As I sat at my dining table last night after a long, but satisfyingly productive day, I scrolled through the open tabs on my computer looking for something to lose myself in.
I sought distraction, something to help me unwind.
Out of habit, I checked my social media accounts, hoping to see or read something of value or interest, but was ultimately unsatisfied by what I found.
I then looked for a movie or show to watch, but, again, nothing seemed worthy of the time and attention that would be required of me and I was left feeling disappointed.
As I sat there restlessly wasting time, the thought came to me, “If you have time to do this, you also have time for God.”
I ignored this notion for a while, but I knew what I had to do and I also knew that I was procrastinating.
I closed my laptop, walked over to my meditation space, opened up the book that I read from before settling into quiet contemplation, and said a prayer of both thankfulness and invitation.

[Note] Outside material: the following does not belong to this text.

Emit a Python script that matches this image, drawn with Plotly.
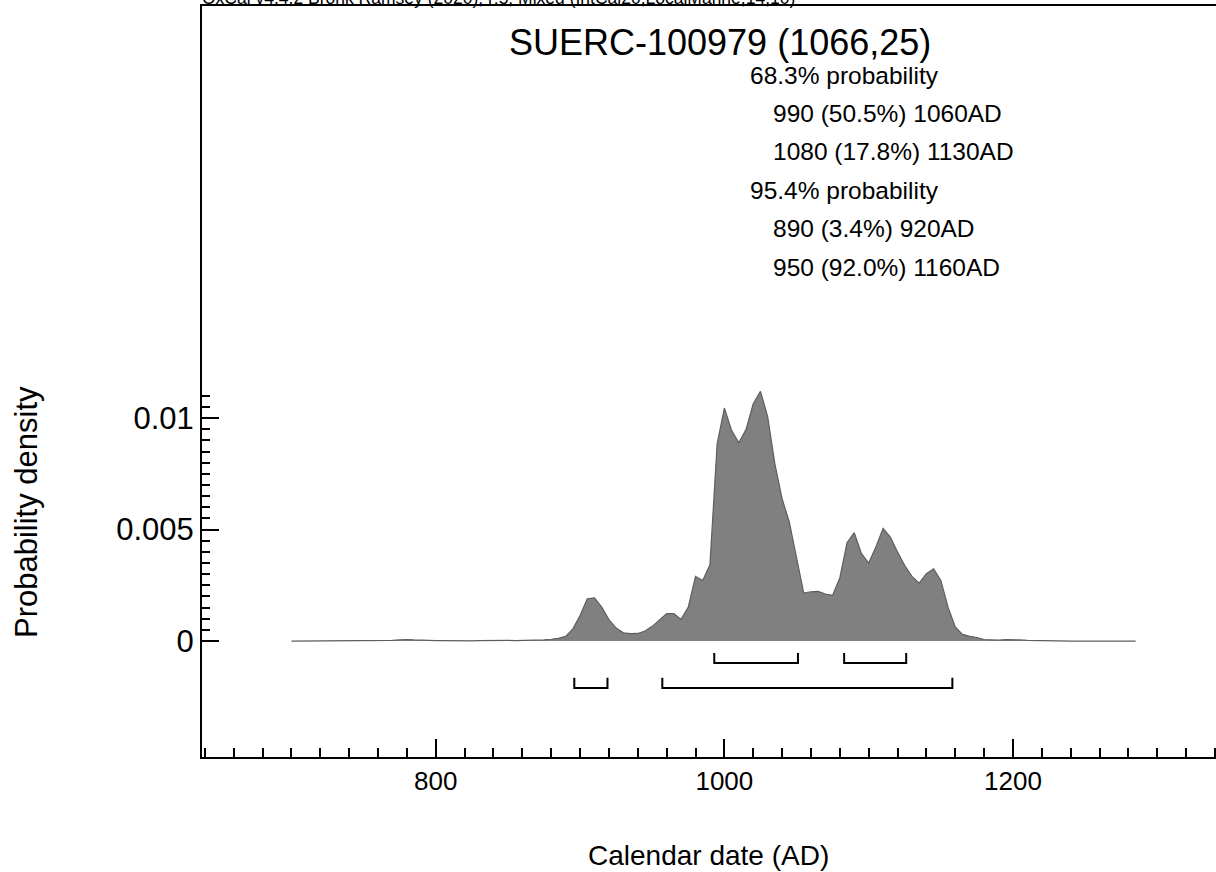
import plotly.graph_objects as go

# OxCal calibrated date SUERC-100979 (1066,25)
years = list(range(700, 1290, 5))
density_e3 = [
    0.00, 0.00, 0.00, 0.00, 0.00, 0.00, 0.00, 0.00, 0.00, 0.00,   # 700-745
    0.00, 0.01, 0.01, 0.02, 0.03, 0.05, 0.07, 0.05, 0.03, 0.02,   # 750-795
    0.02, 0.02, 0.01, 0.01, 0.01, 0.01, 0.02, 0.03, 0.04, 0.03,   # 800-845
    0.03, 0.02, 0.02, 0.03, 0.03, 0.05, 0.08, 0.12, 0.21, 0.55,   # 850-895
    1.15, 1.90, 1.94, 1.52, 0.96, 0.58, 0.37, 0.33, 0.34, 0.45,   # 900-945
    0.66, 0.93, 1.23, 1.23, 0.97, 1.52, 2.90, 2.72, 3.42, 8.85,   # 950-995
    10.45, 9.45, 8.89, 9.48, 10.64, 11.20, 10.07, 7.95, 6.38, 5.34,  # 1000-1045
    3.69, 2.15, 2.21, 2.23, 2.11, 2.05, 2.83, 4.41, 4.86, 3.92,   # 1050-1095
    3.50, 4.22, 5.05, 4.66, 3.99, 3.39, 2.90, 2.60, 3.02, 3.24,   # 1100-1145
    2.72, 1.52, 0.63, 0.30, 0.21, 0.16, 0.07, 0.04, 0.04, 0.06,   # 1150-1195
    0.07, 0.05, 0.03, 0.02, 0.01, 0.01, 0.00, 0.00, 0.00, 0.00,   # 1200-1245
    0.00, 0.00, 0.00, 0.00, 0.00, 0.00, 0.00, 0.00,               # 1250-1285
]
assert len(density_e3) == len(years)
density = [d / 1000 for d in density_e3]

# highest probability ranges (start, end)
range_68 = [(993, 1051), (1083, 1126)]
range_95 = [(896, 919), (957, 1158)]

title = "SUERC-100979 (1066,25)"
summary_lines = [
    ("68.3% probability", 0),
    ("990 (50.5%) 1060AD", 1),
    ("1080 (17.8%) 1130AD", 1),
    ("95.4% probability", 0),
    ("890 (3.4%) 920AD", 1),
    ("950 (92.0%) 1160AD", 1),
]
header = "OxCal v4.4.2 Bronk Ramsey (2020); r:5; Mixed (IntCal20,LocalMarine,14,10)"

x_major = [800, 1000, 1200]
x_minor = list(range(640, 1360, 20))
y_major = [0, 0.005, 0.01]
y_minor = [i * 0.0005 for i in range(0, 23)]

FONT = "Liberation Sans, Arial, sans-serif"
W, H = 1216, 872
L, R, T, B = 202, 0, 6, 115


def px(x):   # pixel -> paper x
    return (x - L) / (W - L - R)


def py(y):   # pixel -> paper y
    return 1 - (y - T) / (H - T - B)


fig = go.Figure()
fig.add_trace(go.Scatter(
    x=years, y=density, mode="lines", fill="tozeroy",
    fillcolor="#808080", line={"color": "#5e5e5e", "width": 1.2},
    hoverinfo="skip",
))


def bracket(ranges, y_bot, y_top):
    xs, ys = [], []
    for s, e in ranges:
        xs += [s, s, e, e, None]
        ys += [y_top, y_bot, y_bot, y_top, None]
    return go.Scatter(x=xs, y=ys, mode="lines",
                      line={"color": "black", "width": 2}, hoverinfo="skip")


fig.add_trace(bracket(range_68, -0.00099, -0.00054))
fig.add_trace(bracket(range_95, -0.00210, -0.00165))

annotations = [
    dict(text=header, x=px(200), y=py(10), xanchor="left", yanchor="bottom",
         font={"size": 17.5, "color": "black"}),
    dict(text=title, x=px(720), y=py(43), xanchor="center", yanchor="middle",
         font={"size": 36, "color": "black"}),
    dict(text="Calendar date (AD)", x=px(708), y=py(855), xanchor="center",
         yanchor="middle", font={"size": 28, "color": "black"}),
    dict(text="Probability density", x=px(26), y=py(512), xanchor="center",
         yanchor="middle", textangle=-90, font={"size": 31, "color": "black"}),
]
for i, (txt, indent) in enumerate(summary_lines):
    annotations.append(dict(
        text=txt, x=px(748 + 23 * indent), y=py(75 + 38.4 * i),
        xanchor="left", yanchor="middle",
        font={"size": 24.5, "color": "black"},
    ))
for a in annotations:
    a.update(xref="paper", yref="paper", showarrow=False)

fig.update_layout(
    width=W, height=H,
    template="none",
    paper_bgcolor="white", plot_bgcolor="white",
    margin={"l": L, "r": R, "t": T, "b": B, "pad": 0},
    font={"family": FONT, "color": "black", "size": 24},
    showlegend=False,
    annotations=annotations,
    xaxis={
        "range": [638, 1340.7], "showgrid": False, "zeroline": False,
        "showline": True, "linecolor": "black", "linewidth": 2, "mirror": True,
        "ticks": "inside", "ticklen": 18, "tickwidth": 2, "tickcolor": "black",
        "tickmode": "array", "tickvals": x_major,
        "ticktext": [str(v) for v in x_major],
        "tickfont": {"size": 26}, "ticklabelstandoff": 0,
        "minor": {"tickmode": "array", "tickvals": x_minor, "ticks": "inside",
                  "ticklen": 9, "tickwidth": 1.5, "tickcolor": "black",
                  "showgrid": False},
    },
    yaxis={
        "range": [-0.0052, 0.02848], "showgrid": False, "zeroline": False,
        "showline": True, "linecolor": "black", "linewidth": 2,
        "ticks": "inside", "ticklen": 17, "tickwidth": 2, "tickcolor": "black",
        "tickmode": "array", "tickvals": y_major,
        "ticktext": ["0", "0.005", "0.01"],
        "tickfont": {"size": 31}, "ticklabelstandoff": 0,
        "minor": {"tickmode": "array", "tickvals": y_minor, "ticks": "inside",
                  "ticklen": 8, "tickwidth": 1.5, "tickcolor": "black",
                  "showgrid": False},
    },
)

fig.write_html(
    "out.html",
    config={"displayModeBar": False},
    post_script="document.body.style.margin='0';document.body.style.overflow='hidden';",
)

I then proceeded to sit quietly for twenty minutes as I try to do twice a day, every day, seeking that place inside of me that is beneath the noise and beyond the toil, the place wherein I attempt to settle into that which is eternal and wherein I attempt to allow that which is eternal to settle into me.
After my meditation session was over, I said another prayer and got ready for bed. I slept well knowing that I would not easily forget the thought: If you have time to do this, you also have time for God.